When buying products to resell in the state of New Jersey, you can avoid paying sales tax on that purchase by presenting your New Jersey resale certificate.
Keep in mind that you should only use a resale certificate when you legitimately plan to resell, rent, or lease items or use them as parts or ingredients in products for resale. It’s not legal to use a resale certificate for items you plan to use yourself. (That’s even if those items are office supplies or other things you plan to use in the course of your business.)
Here’s what you need to know as a seller when using a New Jersey resale certificate, or if one of your customers presents a New Jersey resale certificate to you.
If you Wish to Use a New Jersey Resale Certificate
New Jersey has two separate resale certificates, here are the links to both:
- Form ST-3 Resale Certificate for in-state sellers.
- Form ST-3NR Resale Certificate for Non-New Jersey sellers.
You’re allowed to use these certificates to buy inventory, raw materials, and services tax-free as long as the form is filled out completely and correctly and you genuinely intend to to sell, lease, or rent the items you are purchasing tax-free. Make sure you don’t skip this step! You can be held legally liable if you buy items tax free but don’t sell them. If you find yourself later unable to sell the items, you can remit New Jersey use taxes on the goods or services once they’re determined unsaleable to get off the hook.

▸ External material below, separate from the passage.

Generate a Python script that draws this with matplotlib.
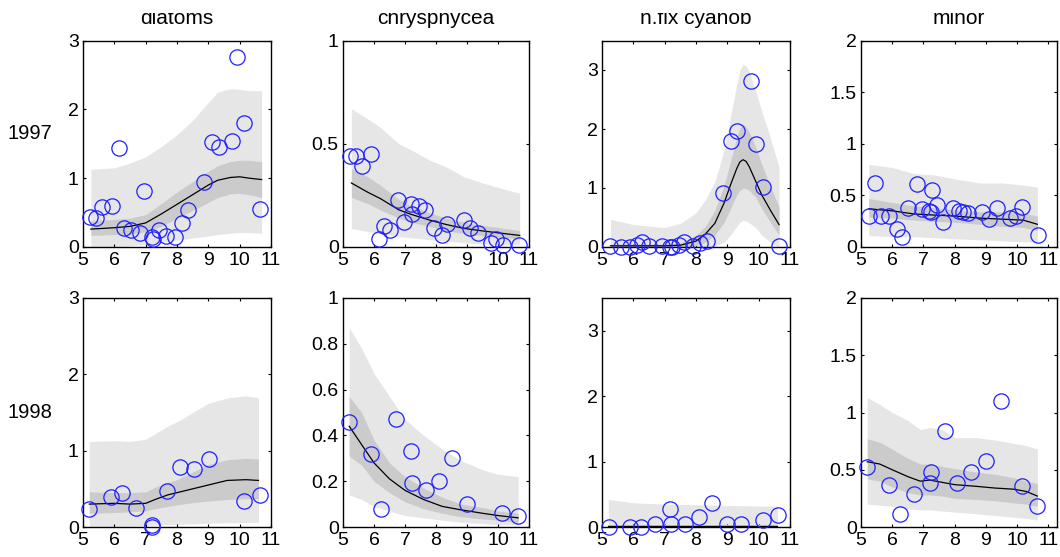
import matplotlib
matplotlib.use('Agg')
import matplotlib.pyplot as plt
from matplotlib.patches import Rectangle
from matplotlib.ticker import FormatStrFormatter

plt.rcParams['font.family'] = ['Liberation Sans', 'DejaVu Sans']

groups = ['diatoms', 'chrysphycea', 'n.fix cyanob', 'minor']
years = ['1997', '1998']
ylims = [3, 1, 3.5, 2]
yticks = [[0, 1, 2, 3], [0, 0.5, 1], [0, 1, 2, 3], [0, 0.5, 1, 1.5, 2]]
yticks_98 = [[0, 1, 2, 3], [0, 0.2, 0.4, 0.6, 0.8, 1], [0, 1, 2, 3], [0, 0.5, 1, 1.5, 2]]
xticks = [5, 6, 7, 8, 9, 10, 11]

# ---- 1997 diatoms
dia97_x = [5.23, 5.43, 5.62, 5.92, 6.15, 6.31, 6.53, 6.81, 6.95, 7.24, 7.20, 7.43, 7.64,
           7.93, 8.16, 8.36, 8.87, 9.11, 9.33, 9.74, 9.91, 10.14, 10.66]
dia97_y = [0.43, 0.42, 0.58, 0.59, 1.44, 0.28, 0.25, 0.21, 0.82, 0.12, 0.14, 0.24, 0.16,
           0.14, 0.35, 0.54, 0.95, 1.52, 1.46, 1.54, 2.76, 1.80, 0.55]
dia97_g = [5.25, 6.0, 6.5, 7.0, 7.5, 8.0, 8.5, 9.0, 9.3, 9.7, 10.0, 10.3, 10.7]
dia97_m = [0.26, 0.28, 0.30, 0.35, 0.48, 0.62, 0.76, 0.90, 0.97, 1.01, 1.02, 1.00, 0.98]
dia97_dlo = [0.17, 0.18, 0.19, 0.22, 0.30, 0.42, 0.53, 0.65, 0.72, 0.77, 0.78, 0.76, 0.72]
dia97_dhi = [0.38, 0.40, 0.42, 0.47, 0.63, 0.80, 0.95, 1.10, 1.18, 1.24, 1.26, 1.26, 1.24]
dia97_llo = [0.0, 0.01, 0.02, 0.04, 0.07, 0.10, 0.13, 0.16, 0.18, 0.20, 0.21, 0.21, 0.20]
dia97_lhi = [1.13, 1.15, 1.22, 1.31, 1.46, 1.63, 1.84, 2.10, 2.25, 2.30, 2.29, 2.27, 2.27]

# ---- 1997 chrysphycea
chr97_x = [5.24, 5.42, 5.61, 5.89, 6.15, 6.31, 6.50, 6.79, 6.96, 7.18, 7.23, 7.44, 7.64,
           7.94, 8.18, 8.36, 8.89, 9.11, 9.34, 9.79, 9.95, 10.16, 10.67]
chr97_y = [0.44, 0.44, 0.39, 0.45, 0.04, 0.10, 0.08, 0.23, 0.12, 0.21, 0.16, 0.20, 0.18,
           0.09, 0.06, 0.11, 0.13, 0.09, 0.07, 0.02, 0.04, 0.01, 0.01]
chr97_g = [5.27, 5.8, 6.2, 6.8, 7.2, 7.8, 8.3, 8.9, 9.5, 10.2, 10.7]
chr97_m = [0.31, 0.265, 0.235, 0.18, 0.158, 0.13, 0.11, 0.09, 0.078, 0.065, 0.056]
chr97_dlo = [0.24, 0.21, 0.18, 0.14, 0.12, 0.10, 0.08, 0.065, 0.055, 0.045, 0.04]
chr97_dhi = [0.38, 0.34, 0.30, 0.23, 0.20, 0.165, 0.14, 0.12, 0.105, 0.09, 0.08]
chr97_llo = [0.09, 0.075, 0.065, 0.05, 0.045, 0.035, 0.03, 0.02, 0.015, 0.01, 0.01]
chr97_lhi = [0.67, 0.62, 0.58, 0.50, 0.47, 0.42, 0.39, 0.34, 0.31, 0.28, 0.26]

# ---- 1997 n.fix cyanob
cya97_x = [5.27, 5.62, 5.88, 6.12, 6.28, 6.49, 6.91, 7.16, 7.23, 7.45, 7.62, 7.91, 8.14,
           8.36, 8.86, 9.11, 9.32, 9.76, 9.91, 10.14, 10.66]
cya97_y = [0.01, 0.0, 0.0, 0.03, 0.08, 0.01, 0.02, 0.0, 0.0, 0.03, 0.08, 0.02, 0.07,
           0.11, 0.91, 1.80, 1.97, 2.81, 1.74, 1.01, 0.01]
cya97_g = [5.27, 6.0, 7.0, 7.5, 8.0, 8.3, 8.6, 8.9, 9.1, 9.3, 9.4, 9.5, 9.6, 9.7, 9.9,
           10.1, 10.4, 10.65]
cya97_m = [0.02, 0.02, 0.02, 0.03, 0.10, 0.22, 0.40, 0.75, 1.05, 1.33, 1.44, 1.48, 1.45,
           1.36, 1.12, 0.88, 0.60, 0.38]
cya97_dlo = [0.0, 0.0, 0.0, 0.0, 0.02, 0.08, 0.20, 0.42, 0.65, 0.88, 0.96, 1.00, 0.99,
             0.96, 0.85, 0.65, 0.40, 0.20]
cya97_dhi = [0.05, 0.05, 0.05, 0.07, 0.20, 0.35, 0.62, 1.05, 1.45, 1.85, 2.02, 2.08, 2.04,
             1.95, 1.70, 1.40, 1.00, 0.68]
cya97_llo = [0.0, 0.0, 0.0, 0.0, 0.0, 0.0, 0.02, 0.08, 0.20, 0.35, 0.42, 0.45, 0.44,
             0.41, 0.33, 0.20, 0.07, 0.0]
cya97_lhi = [0.47, 0.38, 0.33, 0.40, 0.58, 0.80, 1.10, 1.65, 2.20, 2.75, 3.00, 3.10, 3.07,
             2.97, 2.65, 2.30, 1.80, 1.35]

# ---- 1997 minor
min97_x = [5.26, 5.44, 5.63, 5.90, 6.15, 6.31, 6.49, 6.81, 6.95, 7.19, 7.27, 7.25, 7.44,
           7.64, 7.94, 8.14, 8.27, 8.42, 8.89, 9.10, 9.36, 9.76, 9.97, 10.16, 10.67]
min97_y = [0.30, 0.62, 0.30, 0.30, 0.17, 0.10, 0.38, 0.61, 0.37, 0.35, 0.55, 0.34, 0.41,
           0.24, 0.38, 0.35, 0.34, 0.33, 0.34, 0.27, 0.38, 0.28, 0.30, 0.39, 0.12]
min97_g = [5.25, 6.0, 6.7, 7.3, 8.0, 8.8, 9.5, 10.2, 10.65]
min97_m = [0.37, 0.35, 0.32, 0.31, 0.30, 0.28, 0.27, 0.26, 0.22]
min97_dlo = [0.29, 0.28, 0.26, 0.25, 0.24, 0.22, 0.20, 0.19, 0.16]
min97_dhi = [0.47, 0.43, 0.40, 0.38, 0.36, 0.34, 0.34, 0.33, 0.30]
min97_llo = [0.11, 0.10, 0.10, 0.09, 0.08, 0.07, 0.06, 0.05, 0.05]
min97_lhi = [0.80, 0.77, 0.71, 0.70, 0.66, 0.62, 0.62, 0.60, 0.58]

# ---- 1998 diatoms
dia98_x = [5.19, 5.89, 6.25, 6.69, 7.19, 7.21, 7.67, 8.10, 8.53, 9.01, 10.15, 10.64]
dia98_y = [0.23, 0.39, 0.44, 0.25, 0.02, 0.0, 0.47, 0.79, 0.76, 0.89, 0.34, 0.42]
dia98_g = [5.2, 6.0, 6.5, 7.0, 7.3, 7.7, 8.0, 8.5, 9.0, 9.6, 10.2, 10.6]
dia98_m = [0.30, 0.31, 0.30, 0.31, 0.36, 0.42, 0.45, 0.50, 0.55, 0.61, 0.62, 0.61]
dia98_dlo = [0.18, 0.19, 0.20, 0.21, 0.24, 0.27, 0.29, 0.32, 0.34, 0.36, 0.37, 0.37]
dia98_dhi = [0.46, 0.45, 0.45, 0.46, 0.52, 0.58, 0.62, 0.72, 0.82, 0.88, 0.90, 0.89]
dia98_llo = [0.01, 0.01, 0.015, 0.02, 0.025, 0.03, 0.035, 0.04, 0.05, 0.055, 0.06, 0.06]
dia98_lhi = [1.12, 1.13, 1.12, 1.15, 1.22, 1.32, 1.38, 1.50, 1.62, 1.69, 1.72, 1.69]

# ---- 1998 chrysphycea
chr98_x = [5.20, 5.89, 6.24, 6.71, 7.18, 7.22, 7.68, 8.09, 8.53, 9.01, 10.14, 10.66]
chr98_y = [0.46, 0.32, 0.08, 0.47, 0.33, 0.19, 0.16, 0.20, 0.30, 0.10, 0.06, 0.05]
chr98_g = [5.2, 5.6, 6.0, 6.5, 7.0, 7.6, 8.2, 8.8, 9.5, 10.0, 10.65]
chr98_m = [0.44, 0.36, 0.28, 0.21, 0.16, 0.12, 0.09, 0.075, 0.06, 0.05, 0.04]
chr98_dlo = [0.31, 0.27, 0.20, 0.15, 0.11, 0.08, 0.06, 0.045, 0.035, 0.03, 0.02]
chr98_dhi = [0.57, 0.50, 0.38, 0.28, 0.22, 0.17, 0.13, 0.10, 0.085, 0.07, 0.06]
chr98_llo = [0.14, 0.12, 0.09, 0.07, 0.05, 0.04, 0.03, 0.02, 0.015, 0.01, 0.01]
chr98_lhi = [0.87, 0.78, 0.67, 0.57, 0.47, 0.40, 0.34, 0.29, 0.25, 0.23, 0.22]

# ---- 1998 n.fix cyanob
cya98_x = [5.21, 5.88, 6.24, 6.68, 7.18, 7.21, 7.66, 8.09, 8.51, 9.00, 9.45, 10.14, 10.62]
cya98_y = [0.0, 0.0, 0.0, 0.04, 0.28, 0.04, 0.04, 0.16, 0.37, 0.04, 0.05, 0.10, 0.18]
cya98_g = [5.2, 5.7, 6.0, 7.0, 8.0, 9.0, 10.0, 10.6]
cya98_m = [0.01, 0.01, 0.01, 0.01, 0.01, 0.01, 0.01, 0.01]
cya98_dlo = [0.0, 0.0, 0.0, 0.0, 0.0, 0.0, 0.0, 0.0]
cya98_dhi = [0.03, 0.03, 0.03, 0.03, 0.03, 0.03, 0.03, 0.03]
cya98_llo = [0.0, 0.0, 0.0, 0.0, 0.0, 0.0, 0.0, 0.0]
cya98_lhi = [0.42, 0.39, 0.37, 0.35, 0.34, 0.33, 0.32, 0.32]

# ---- 1998 minor
min98_x = [5.20, 5.89, 6.25, 6.70, 7.24, 7.20, 7.68, 8.09, 8.52, 9.02, 9.48, 10.15, 10.65]
min98_y = [0.52, 0.37, 0.11, 0.29, 0.48, 0.38, 0.84, 0.38, 0.48, 0.58, 1.10, 0.36, 0.18]
min98_g = [5.2, 5.6, 6.0, 6.5, 6.9, 7.2, 7.6, 8.0, 8.7, 9.3, 9.9, 10.3, 10.65]
min98_m = [0.57, 0.55, 0.50, 0.44, 0.40, 0.41, 0.39, 0.37, 0.355, 0.34, 0.33, 0.31, 0.27]
min98_dlo = [0.42, 0.40, 0.35, 0.30, 0.28, 0.28, 0.27, 0.25, 0.24, 0.23, 0.21, 0.20, 0.18]
min98_dhi = [0.77, 0.74, 0.68, 0.60, 0.55, 0.55, 0.53, 0.51, 0.48, 0.46, 0.43, 0.40, 0.38]
min98_llo = [0.20, 0.19, 0.18, 0.16, 0.15, 0.15, 0.14, 0.13, 0.115, 0.10, 0.085, 0.075, 0.06]
min98_lhi = [1.13, 1.07, 1.00, 0.93, 0.85, 0.87, 0.85, 0.78, 0.78, 0.76, 0.73, 0.71, 0.68]

panels = [
    [(dia97_x, dia97_y, dia97_g, dia97_m, dia97_dlo, dia97_dhi, dia97_llo, dia97_lhi),
     (chr97_x, chr97_y, chr97_g, chr97_m, chr97_dlo, chr97_dhi, chr97_llo, chr97_lhi),
     (cya97_x, cya97_y, cya97_g, cya97_m, cya97_dlo, cya97_dhi, cya97_llo, cya97_lhi),
     (min97_x, min97_y, min97_g, min97_m, min97_dlo, min97_dhi, min97_llo, min97_lhi)],
    [(dia98_x, dia98_y, dia98_g, dia98_m, dia98_dlo, dia98_dhi, dia98_llo, dia98_lhi),
     (chr98_x, chr98_y, chr98_g, chr98_m, chr98_dlo, chr98_dhi, chr98_llo, chr98_lhi),
     (cya98_x, cya98_y, cya98_g, cya98_m, cya98_dlo, cya98_dhi, cya98_llo, cya98_lhi),
     (min98_x, min98_y, min98_g, min98_m, min98_dlo, min98_dhi, min98_llo, min98_lhi)],
]

W, H = 1060, 557
fig = plt.figure(figsize=(W / 100, H / 100), dpi=100)

# pixel boxes (left, right) per column and (top, bottom) per row
col_px = [(83, 271), (343, 529), (602, 790), (861, 1057)]
row_px = [(40.5, 247), (298, 527)]
xmax = [11, 11, 11, 11.28]

for r in range(2):
    for c in range(4):
        l, rr = col_px[c]
        t, b = row_px[r]
        ax = fig.add_axes([l / W, 1 - b / H, (rr - l) / W, (b - t) / H])
        xo, yo, g, m, dlo, dhi, llo, lhi = panels[r][c]
        ax.fill_between(g, llo, lhi, color='#e6e6e6', lw=0, zorder=1)
        ax.fill_between(g, dlo, dhi, color='#cbcbcb', lw=0, zorder=2)
        ax.plot(g, m, color='black', lw=0.9, zorder=3)
        ax.plot(xo, yo, 'o', ms=11, mfc='none', mec='#1f1fff', mew=0.9,
                clip_on=False, zorder=4)
        ax.set_xlim(5, xmax[c])
        ax.set_ylim(0, ylims[c])
        ax.set_xticks(xticks)
        ax.set_yticks(yticks[c] if r == 0 else yticks_98[c])
        ax.yaxis.set_major_formatter(FormatStrFormatter('%g'))
        ax.tick_params(direction='in', length=2.5, width=0.8, labelsize=14,
                       top=True, right=True, pad=3)
        ax.tick_params(axis='x', pad=3.5)
        for s in ax.spines.values():
            s.set_linewidth(1.0)
        if r == 0:
            ax.annotate(groups[c], xy=(0.5, 1), xycoords='axes fraction',
                        xytext=(0, 11.9), textcoords='offset points',
                        ha='center', va='baseline', fontsize=15)
        if c == 0:
            ax.annotate(years[r], xy=(0, 0.5 if r == 1 else 0.55), xycoords='axes fraction',
                        xytext=(-22, 0), textcoords='offset points',
                        ha='right', va='center', fontsize=14.5)

# top strip of the original is blanked, cutting the titles
fig.add_artist(Rectangle((0, 1 - 13 / H), 1, 13 / H, transform=fig.transFigure,
                         facecolor='white', edgecolor='none', zorder=10))

fig.savefig('out.png', dpi=100)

In general, New Jersey’s ST-3 resale certification requires the purchaser to provide their New Jersey tax identification number, but you can also provide a Federal Identification Number or an Out-of-State registration number when using the ST-3NR resale certificate.

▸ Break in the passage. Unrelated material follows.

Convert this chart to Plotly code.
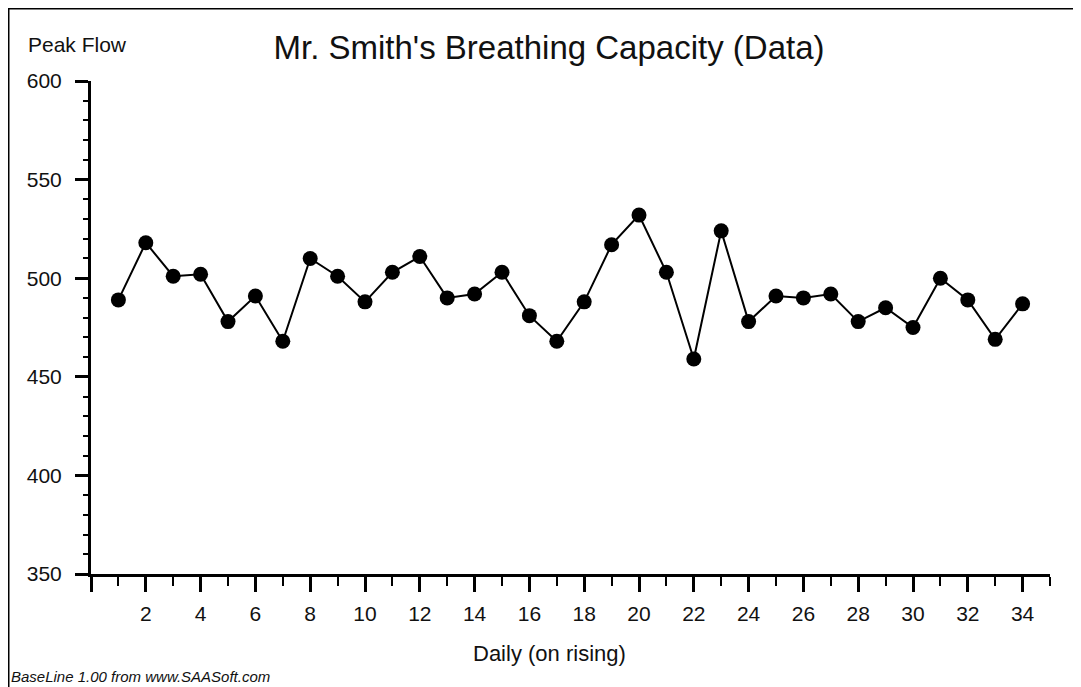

You can find out more about New Jersey’s use of resale certificates by reading the NJ Department of Revenue’s Sales Tax Exemption Administration Bulletin S&U-6.
If You are Presented with a New Jersey Resale Certificate
You’re responsible for a few things when accepting a New Jersey resale certificate from a buyer. Failing to do any of these things and having a subsequent audit means that you’ll be the party on the hook for any fines and penalties. That said, the compliance steps are pretty easy.
- Make sure the resale certificate is fully completed – You’ll need to make sure the New Jersey resale certificate is properly completed and signed and includes the buyer’s New Jersey sales tax registration number. New Jersey retailers are also allowed to accept form ST-3NR from out-of-state sellers, and in this case make sure that the seller has provided their Federal Identification Number or their home state’s registration number.
- Verify it with the state – Here’s the link to check the validity of a New Jersey resale certificate and also make sure that your buyer’s sales tax registration number is valid and current. Here’s a handy guide to how you can verify retail sales certificates from every state.
- Don’t engage in fraud – This one’s kind of a no-brainer—I mean, “don’t participate in fraud” is pretty good business advice and something you’re probably well aware of, but we’re bringing it up here for our own due diligence. Colluding with a buyer to fraudulently make a sell without charging sales tax means you’ll be on the hook for fines, penalties, and maybe even worse things. Keep that in mind if a buyer ever gives you a resale certificate and asks you to look the other way!